Harry Whittington’s Jammy George is a son of Multiplex who showed the benefit of his debut outing to land a bumper at Limerick last December for Thomas Cooper, but he offered very little promise in a couple of maiden hurdles at Naas (2m 3f) and back at Limerick (2m 6f) earlier this year, fading from prominence to end up well beaten on both occasions. He has joined a good yard that has interestingly seen fit to drop him back to 2m straight away, but handicaps will become an option after this and he starts out in Britain in what looks an above-average contest.

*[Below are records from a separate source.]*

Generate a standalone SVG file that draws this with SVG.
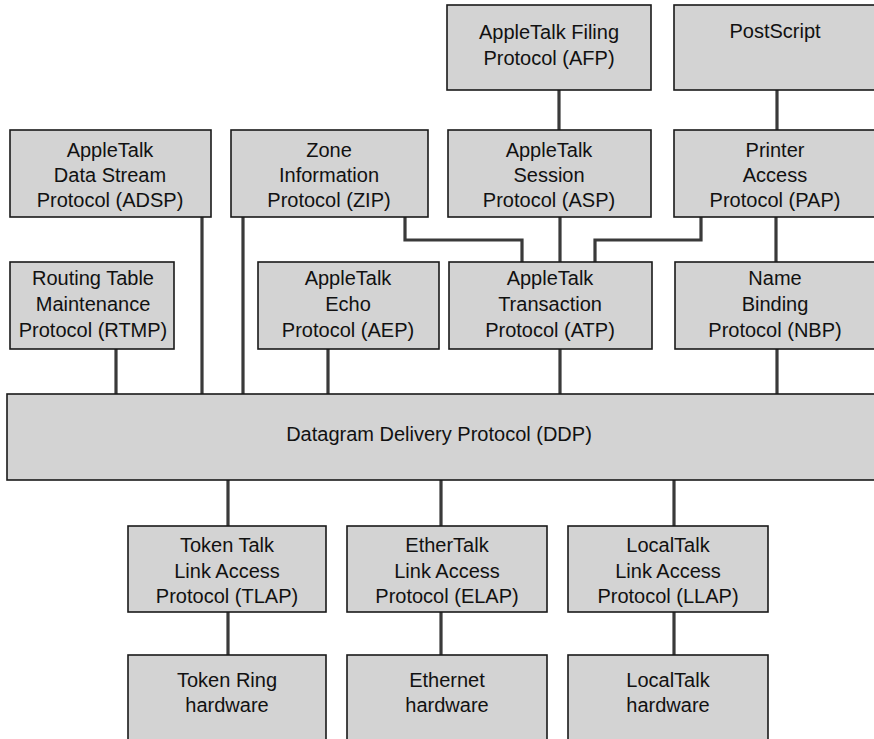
<svg xmlns="http://www.w3.org/2000/svg" width="874" height="739" viewBox="0 0 874 739">
<style>
.box{fill:#d3d3d3;stroke:#1a1a1a;stroke-width:1.6}
.t{font-family:"Liberation Sans",Arial,sans-serif;font-size:20px;fill:#111;text-anchor:middle}
.c{fill:none;stroke:#3a3a3a;stroke-width:3.2}
</style>
<rect width="874" height="739" fill="#fff"/>
<g id="connectors">
<path class="c" d="M559,90V130"/>
<path class="c" d="M777,90V130"/>
<path class="c" d="M202,217V394"/>
<path class="c" d="M243,217V394"/>
<path class="c" d="M405,217V240H522V262"/>
<path class="c" d="M560,217V262"/>
<path class="c" d="M701,217V240H595V262"/>
<path class="c" d="M776,217V262"/>
<path class="c" d="M116,349V394"/>
<path class="c" d="M328,349V394"/>
<path class="c" d="M560,349V394"/>
<path class="c" d="M777,349V394"/>
<path class="c" d="M228,480V526"/>
<path class="c" d="M441,480V526"/>
<path class="c" d="M674,480V526"/>
<path class="c" d="M228,612V655"/>
<path class="c" d="M441,612V655"/>
<path class="c" d="M674,612V655"/>
</g>
<g id="afp"><rect class="box" x="447" y="5" width="204" height="85"/>
<text class="t" x="549" y="39">AppleTalk Filing</text><text class="t" x="549" y="65">Protocol (AFP)</text></g>
<g id="postscript"><rect class="box" x="674" y="5" width="203" height="85"/>
<text class="t" x="775" y="38">PostScript</text></g>
<g id="adsp"><rect class="box" x="10" y="130" width="201" height="87"/>
<text class="t" x="110" y="157">AppleTalk</text><text class="t" x="110" y="182">Data Stream</text><text class="t" x="110" y="207">Protocol (ADSP)</text></g>
<g id="zip"><rect class="box" x="231" y="130" width="197" height="87"/>
<text class="t" x="329" y="157">Zone</text><text class="t" x="329" y="182">Information</text><text class="t" x="329" y="207">Protocol (ZIP)</text></g>
<g id="asp"><rect class="box" x="448" y="130" width="203" height="87"/>
<text class="t" x="549" y="157">AppleTalk</text><text class="t" x="549" y="182">Session</text><text class="t" x="549" y="207">Protocol (ASP)</text></g>
<g id="pap"><rect class="box" x="674" y="130" width="203" height="87"/>
<text class="t" x="775" y="157">Printer</text><text class="t" x="775" y="182">Access</text><text class="t" x="775" y="207">Protocol (PAP)</text></g>
<g id="rtmp"><rect class="box" x="10" y="262" width="164" height="87"/>
<text class="t" x="93" y="285">Routing Table</text><text class="t" x="93" y="311">Maintenance</text><text class="t" x="93" y="337">Protocol (RTMP)</text></g>
<g id="aep"><rect class="box" x="258" y="262" width="181" height="87"/>
<text class="t" x="348" y="285">AppleTalk</text><text class="t" x="348" y="311">Echo</text><text class="t" x="348" y="337">Protocol (AEP)</text></g>
<g id="atp"><rect class="box" x="449" y="262" width="203" height="87"/>
<text class="t" x="550" y="285">AppleTalk</text><text class="t" x="550" y="311">Transaction</text><text class="t" x="550" y="337">Protocol (ATP)</text></g>
<g id="nbp"><rect class="box" x="675" y="262" width="202" height="87"/>
<text class="t" x="775" y="285">Name</text><text class="t" x="775" y="311">Binding</text><text class="t" x="775" y="337">Protocol (NBP)</text></g>
<g id="ddp"><rect class="box" x="7" y="394" width="872" height="86"/>
<text class="t" x="439" y="441">Datagram Delivery Protocol (DDP)</text></g>
<g id="tlap"><rect class="box" x="128" y="526" width="198" height="86"/>
<text class="t" x="227" y="552">Token Talk</text><text class="t" x="227" y="578">Link Access</text><text class="t" x="227" y="603">Protocol (TLAP)</text></g>
<g id="elap"><rect class="box" x="347" y="526" width="200" height="86"/>
<text class="t" x="447" y="552">EtherTalk</text><text class="t" x="447" y="578">Link Access</text><text class="t" x="447" y="603">Protocol (ELAP)</text></g>
<g id="llap"><rect class="box" x="568" y="526" width="200" height="86"/>
<text class="t" x="668" y="552">LocalTalk</text><text class="t" x="668" y="578">Link Access</text><text class="t" x="668" y="603">Protocol (LLAP)</text></g>
<g id="tokenring"><rect class="box" x="128" y="655" width="198" height="95"/>
<text class="t" x="227" y="687">Token Ring</text><text class="t" x="227" y="712">hardware</text></g>
<g id="ethernet"><rect class="box" x="347" y="655" width="200" height="95"/>
<text class="t" x="447" y="687">Ethernet</text><text class="t" x="447" y="712">hardware</text></g>
<g id="localtalk"><rect class="box" x="568" y="655" width="200" height="95"/>
<text class="t" x="668" y="687">LocalTalk</text><text class="t" x="668" y="712">hardware</text></g>
</svg>
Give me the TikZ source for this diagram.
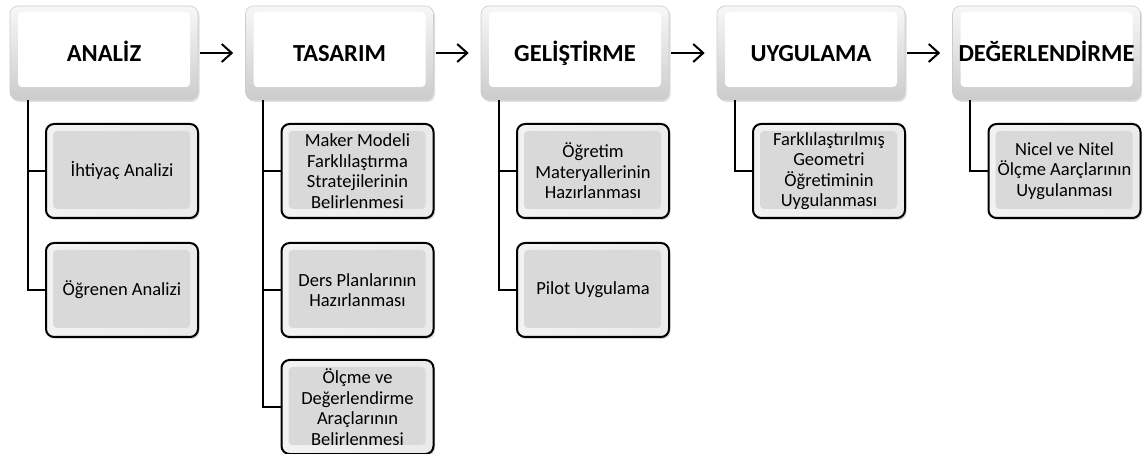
\documentclass[tikz,border=0pt]{standalone}
\usepackage{fontspec}
\setmainfont{Carlito}
\usetikzlibrary{arrows.meta,shadows}

\tikzset{
  phase/.style={rounded corners=8pt, draw=black!20, line width=0.6pt,
    minimum width=188pt, minimum height=94pt, inner sep=0pt,
    text height=17pt, text depth=0pt,
    top color=black!3, bottom color=black!20,
    drop shadow={shadow xshift=1.5pt, shadow yshift=-2pt, opacity=0.25},
    path picture={\fill[white, rounded corners=4pt]
      ([shift={(8pt,-6pt)}]path picture bounding box.north west) rectangle
      ([shift={(-8pt,13pt)}]path picture bounding box.south east);},
    font=\bfseries\fontsize{24.5}{28}\selectfont},
  task/.style={rounded corners=8pt, draw=black, line width=2pt,
    minimum width=152pt, minimum height=94pt, inner sep=1pt, align=center,
    left color=black!5, right color=black!8,
    drop shadow={shadow xshift=1.5pt, shadow yshift=-2pt, opacity=0.3},
    path picture={\fill[black!15, rounded corners=4pt]
      ([shift={(7pt,-7pt)}]path picture bounding box.north west) rectangle
      ([shift={(-8pt,9pt)}]path picture bounding box.south east);},
    font=\fontsize{18.5}{20.5}\selectfont},
  flow/.style={-{Straight Barb[length=10pt,width=18pt,line width=2pt]},
    line width=2pt, shorten <=2pt, shorten >=12pt},
  branch/.style={line width=2.2pt}
}

\begin{document}
\begin{tikzpicture}[x=1pt, y=-1pt]
  \useasboundingbox (0,0) rectangle (1144,454);

  % phases
  \node[phase] (analiz) at (104,53) {ANALİZ};
  \node[phase] (tasarim) at (339.5,53) {TASARIM};
  \node[phase] (gelistirme) at (575,53) {GELİŞTİRME};
  \node[phase] (uygulama) at (811,53) {UYGULAMA};
  \node[phase] (degerlendirme) at (1046.5,53) {DEĞERLENDİRME};

  \draw[flow] (analiz) -- (tasarim);
  \draw[flow] (tasarim) -- (gelistirme);
  \draw[flow] (gelistirme) -- (uygulama);
  \draw[flow] (uygulama) -- (degerlendirme);

  % tasks
  \node[task] (ihtiyac) at (122,171) {İhtiyaç Analizi};
  \node[task] (ogrenen) at (122,290) {Öğrenen Analizi};
  \node[task] (maker) at (357.5,171) {Maker Modeli\\Farklılaştırma\\Stratejilerinin\\Belirlenmesi};
  \node[task] (dersplan) at (357.5,290) {Ders Planlarının\\Hazırlanması};
  \node[task] (olcme) at (357.5,407) {Ölçme ve\\Değerlendirme\\Araçlarının\\Belirlenmesi};
  \node[task] (ogretim) at (593,171) {Öğretim\\Materyallerinin\\Hazırlanması};
  \node[task] (pilot) at (593,290) {Pilot Uygulama};
  \node[task] (farkli) at (829,171) {Farklılaştırılmış\\Geometri\\Öğretiminin\\Uygulanması};
  \node[task] (nicel) at (1064.5,171) {Nicel ve Nitel\\Ölçme Aarçlarının\\Uygulanması};

  \coordinate (a0) at ([xshift=18pt]analiz.south west);
  \coordinate (t0) at ([xshift=18pt]tasarim.south west);
  \coordinate (g0) at ([xshift=18pt]gelistirme.south west);
  \coordinate (u0) at ([xshift=18pt]uygulama.south west);
  \coordinate (d0) at ([xshift=18pt]degerlendirme.south west);

  \draw[branch] (a0) |- (ihtiyac.west);
  \draw[branch] (a0) |- (ogrenen.west);
  \draw[branch] (t0) |- (maker.west);
  \draw[branch] (t0) |- (dersplan.west);
  \draw[branch] (t0) |- (olcme.west);
  \draw[branch] (g0) |- (ogretim.west);
  \draw[branch] (g0) |- (pilot.west);
  \draw[branch] (u0) |- (farkli.west);
  \draw[branch] (d0) |- (nicel.west);
\end{tikzpicture}
\end{document}
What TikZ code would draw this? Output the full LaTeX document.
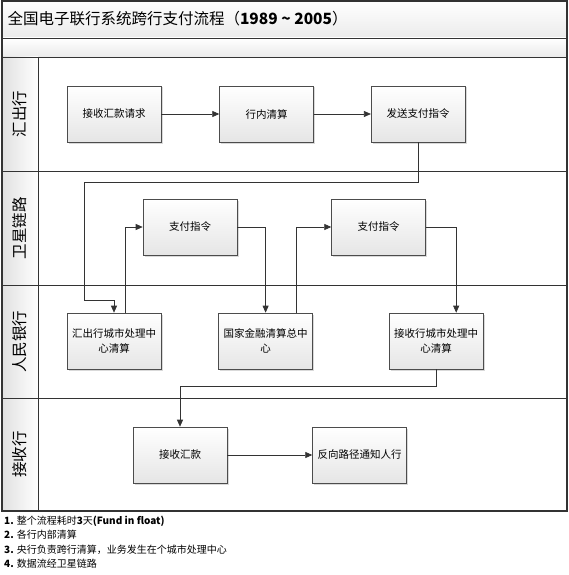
\documentclass[tikz,border=0pt]{standalone}
\usepackage{fontspec}
\setmainfont{Noto Sans CJK SC}
\usetikzlibrary{positioning,arrows.meta,shadows}

\tikzset{
  stepbox/.style={draw=black!70, line width=0.6pt, top color=white, bottom color=black!10,
    minimum width=94pt, minimum height=56pt, text width=90pt, align=center,
    font=\fontsize{10.5}{15}\selectfont, inner sep=2pt,
    drop shadow={shadow xshift=1.5pt, shadow yshift=-1.5pt, fill=black!25, opacity=0.6}},
  flow/.style={draw=black!80, line width=0.7pt, -{Triangle[length=7pt,width=6pt]}},
  lane/.style={draw=black!80, line width=0.8pt},
  lanelabel/.style={rotate=90, font=\fontsize{15.5}{15.5}\selectfont},
  bar/.style={draw=black!80, line width=0.8pt, top color=white, bottom color=black!8}
}

\begin{document}
\begin{tikzpicture}[x=1pt, y=-1pt]
\useasboundingbox (0,0) rectangle (569,575);

% title bars
\draw[bar] (2,1) rectangle (567,38);
\draw[bar] (2,38) rectangle (567,57);
\node[anchor=west, font=\fontsize{15.5}{15.5}\selectfont] (title) at (4,19)
  {全国电子联行系统跨行支付流程（\textbf{1989 \textasciitilde\ 2005}）};

% lanes
\foreach \top/\bot/\name in {57/171/汇出行, 171/285/卫星链路, 285/398/人民银行, 398/511/接收行}{
  \draw[lane] (38,\top) rectangle (567,\bot);
  \draw[lane, left color=black!12, right color=white] (2,\top) rectangle (38,\bot);
  \node[lanelabel] at (20,{(\top+\bot)/2}) {\name};
}
\draw[draw=black!80, line width=1.2pt] (2,1) rectangle (567,511);

% 汇出行
\node[stepbox] (a) at (114,114) {接收汇款请求};
\node[stepbox, right=58pt of a] (b) {行内清算};
\node[stepbox, right=57pt of b] (c) {发送支付指令};

% 卫星链路
\node[stepbox] (e1) at (190,227) {支付指令};
\node[stepbox, right=94pt of e1] (e2) {支付指令};

% 人民银行
\node[stepbox] (d1) at (114,341) {汇出行城市处理中\\心清算};
\node[stepbox, right=57pt of d1] (d2) {国家金融清算总中\\心};
\node[stepbox, right=76pt of d2] (d3) {接收行城市处理中\\心清算};

% 接收行
\node[stepbox] (f1) at (180,455) {接收汇款};
\node[stepbox, right=85pt of f1] (f2) {反向路径通知人行};

\coordinate (k1) at (84,182);
\coordinate (k2) at (84,300);

\draw[flow] (a) -- (b);
\draw[flow] (b) -- (c);
\draw[flow] (c.south) |- (k1) -- (k2) -| (d1.north);
\draw[flow] ([xshift=11pt]d1.north) |- (e1.west);
\draw[flow] (e1.east) -| (d2.north);
\draw[flow] ([xshift=31pt]d2.north) |- (e2.west);
\draw[flow] (e2.east) -| ([xshift=20pt]d3.north);
\draw[flow] (d3.south) -- ++(0,17) -| (f1.north);
\draw[flow] (f1) -- (f2);

% notes
\node[anchor=north west, align=left, inner sep=0pt, font=\fontsize{10}{14.3}\selectfont] (notes) at (4,516)
  {\textbf{1.} 整个流程耗时\textbf{3}天\textbf{(Fund in float)}\\
   \textbf{2.} 各行内部清算\\
   \textbf{3.} 央行负责跨行清算，业务发生在个城市处理中心\\
   \textbf{4.} 数据流经卫星链路};
\end{tikzpicture}
\end{document}
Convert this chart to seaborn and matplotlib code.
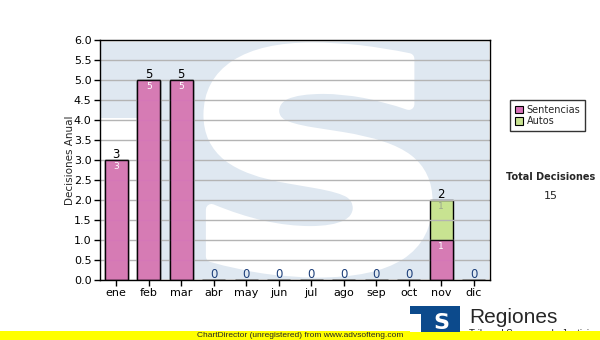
import matplotlib
matplotlib.use("Agg")
import matplotlib.pyplot as plt
from matplotlib.patches import Rectangle, Patch, Polygon, PathPatch
from matplotlib.textpath import TextPath
from matplotlib.font_manager import FontProperties
from matplotlib.transforms import Affine2D
import seaborn as sns
import pandas as pd

months = ['ene', 'feb', 'mar', 'abr', 'may', 'jun', 'jul', 'ago', 'sep', 'oct', 'nov', 'dic']
sentencias = [3, 5, 5, 0, 0, 0, 0, 0, 0, 0, 1, 0]
autos = [0, 0, 0, 0, 0, 0, 0, 0, 0, 0, 1, 0]
series_names = ['Sentencias', 'Autos']
y_ticks = [0.0, 0.5, 1.0, 1.5, 2.0, 2.5, 3.0, 3.5, 4.0, 4.5, 5.0, 5.5, 6.0]
total_label = 'Total Decisiones'
y_title = 'Decisiones Anual'

totals = [s + a for s, a in zip(sentencias, autos)]
df = pd.DataFrame({'mes': months, 'Sentencias': sentencias, 'Autos': autos, 'total': totals})

sns.set_theme(style='white')
plt.rcParams['font.family'] = ['DejaVu Sans']

PINK = '#d872b8'
GREEN = '#c8e391'
WM = '#dfe8f1'

fig = plt.figure(figsize=(6.0, 3.4), dpi=100)
fig.patch.set_facecolor('white')
ax = fig.add_axes([100 / 600, 60 / 340, 390 / 600, 240 / 340])
ax.set_facecolor('white')

ax.set_xlim(-0.5, 11.5)
ax.set_ylim(0, 6.0)


def px2x(p):
    return (p - 100) / 32.5 - 0.5


def px2y(p):
    return (280 - p) / 40


# watermark: light blue logo shape with a big white S
wm_poly = [(px2x(101), px2y(42)), (px2x(489), px2y(42)), (px2x(489), px2y(279)),
           (px2x(153), px2y(279)), (px2x(153), px2y(118)), (px2x(101), px2y(118))]
ax.add_patch(Polygon(wm_poly, closed=True, facecolor=WM, edgecolor='none', zorder=0.1))

sp = TextPath((0, 0), 'S', size=100, prop=FontProperties(family='DejaVu Sans', weight='bold'))
ext = sp.get_extents()
x0, x1 = px2x(209), px2x(427)
y0, y1 = px2y(272), px2y(48)
tr = (Affine2D().translate(-ext.x0, -ext.y0)
      .scale((x1 - x0) / ext.width, (y1 - y0) / ext.height)
      .translate(x0, y0))
ax.add_patch(PathPatch(tr.transform_path(sp), facecolor='white', edgecolor='white',
                       linewidth=8, joinstyle='round', zorder=0.2))

# bars: total first (Autos colour), Sentencias drawn over it
sns.barplot(data=df, x='mes', y='total', color=GREEN, saturation=1, width=0.72,
            edgecolor='black', linewidth=1.0, errorbar=None, ax=ax, zorder=2)
sns.barplot(data=df, x='mes', y='Sentencias', color=PINK, saturation=1, width=0.72,
            edgecolor='black', linewidth=1.0, errorbar=None, ax=ax, zorder=3, alpha=0.92)

# value labels
for i, (s, a, t) in enumerate(zip(sentencias, autos, totals)):
    ax.text(i, t + 0.05, str(t), ha='center', va='baseline', fontsize=8.5,
            color='black' if t > 0 else '#1d3f7a', zorder=5)
    if s > 0:
        ax.text(i, s - 0.17, str(s), ha='center', va='center', fontsize=6.5,
                color='white', zorder=5)
    if a > 0:
        ax.text(i, t - 0.17, str(a), ha='center', va='center', fontsize=6.5,
                color='#9aa58e', zorder=5)

ax.set_yticks(y_ticks)
ax.set_yticklabels([f'{v:.1f}' for v in y_ticks], fontsize=8, color='black')
ax.set_xticks(range(len(months)))
ax.set_xticklabels(months, fontsize=8, color='black')
ax.set_xlabel('')
ax.set_ylabel('')
ax.yaxis.grid(True, color='#b4b4b4', linewidth=1.0)
ax.xaxis.grid(False)
ax.set_axisbelow(False)
for gl in ax.get_ygridlines():
    gl.set_zorder(1)
ax.tick_params(axis='both', direction='out', length=4, width=1, color='black', pad=2,
               left=True, bottom=True)
for spn in ax.spines.values():
    spn.set_visible(True)
    spn.set_color('black')
    spn.set_linewidth(1.0)
    spn.set_zorder(6)

fig.text(70 / 600, 1 - 160 / 340, y_title, rotation=90, ha='center', va='center', fontsize=7.5)

# legend
handles = [Patch(facecolor=PINK, edgecolor='black', linewidth=0.8),
           Patch(facecolor=GREEN, edgecolor='black', linewidth=0.8)]
leg = fig.legend(handles, series_names, loc='upper left', bbox_to_anchor=(510 / 600, 1 - 100 / 340),
                 fontsize=7, frameon=True, fancybox=False, handlelength=0.8, handleheight=0.8,
                 handletextpad=0.4, labelspacing=0.15, borderpad=0.5, borderaxespad=0)
leg.get_frame().set_edgecolor('black')
leg.get_frame().set_linewidth(1.0)

fig.text(551 / 600, 1 - 177 / 340, total_label, ha='center', va='center', fontsize=7, fontweight='bold')
fig.text(551 / 600, 1 - 196 / 340, str(sum(totals)), ha='center', va='center', fontsize=8)

# footer: logo, title, yellow band
fig.text(469 / 600, 1 - 337 / 340, 'Tribunal Supremo de Justicia', ha='left', va='baseline',
         fontsize=7, family='Liberation Sans', zorder=1)
fig.add_artist(Rectangle((0, 0), 1, 9 / 340, transform=fig.transFigure,
                         facecolor='#ffff00', edgecolor='none', zorder=2))
fig.text(300 / 600, 1 - 335.5 / 340, 'ChartDirector (unregistered) from www.advsofteng.com',
         ha='center', va='center', fontsize=6, family='Liberation Sans', zorder=3)
fig.add_artist(Rectangle((410 / 600, 1 - 332 / 340), 50 / 600, 26 / 340, transform=fig.transFigure,
                         facecolor='#0c4a8c', edgecolor='none', zorder=3))
fig.add_artist(Rectangle((410 / 600, 1 - 332 / 340), 11 / 600, 18 / 340, transform=fig.transFigure,
                         facecolor='white', edgecolor='none', zorder=4))
fig.text(441 / 600, 1 - 329 / 340, 'S', ha='center', va='baseline', fontsize=16, fontweight='bold',
         color='white', family='DejaVu Sans', zorder=5)
fig.text(469 / 600, 1 - 323 / 340, 'Regiones', ha='left', va='baseline', fontsize=15,
         family='Liberation Sans', zorder=3)

fig.savefig('out.png', dpi=100)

The Graeme McPherson-trained Boldmere is a son of Multiplex whose sole outing to date came in a bumper at Wincanton back in April (20/1 chance), racing in midfield until pushed along and somewhat outpaced on the approach to the straight, running green but responding well inside the final two furlongs and keeping on to finish fifth behind Samarquand (beaten 7 lengths). There was plenty of encouragement to take from this gelding’s debut performance, green and a bit caught for speed initially but responding well all the way to the line; kicks off over hurdles in a warm race, but open to improvement and represents a good stable that does better over obstacles.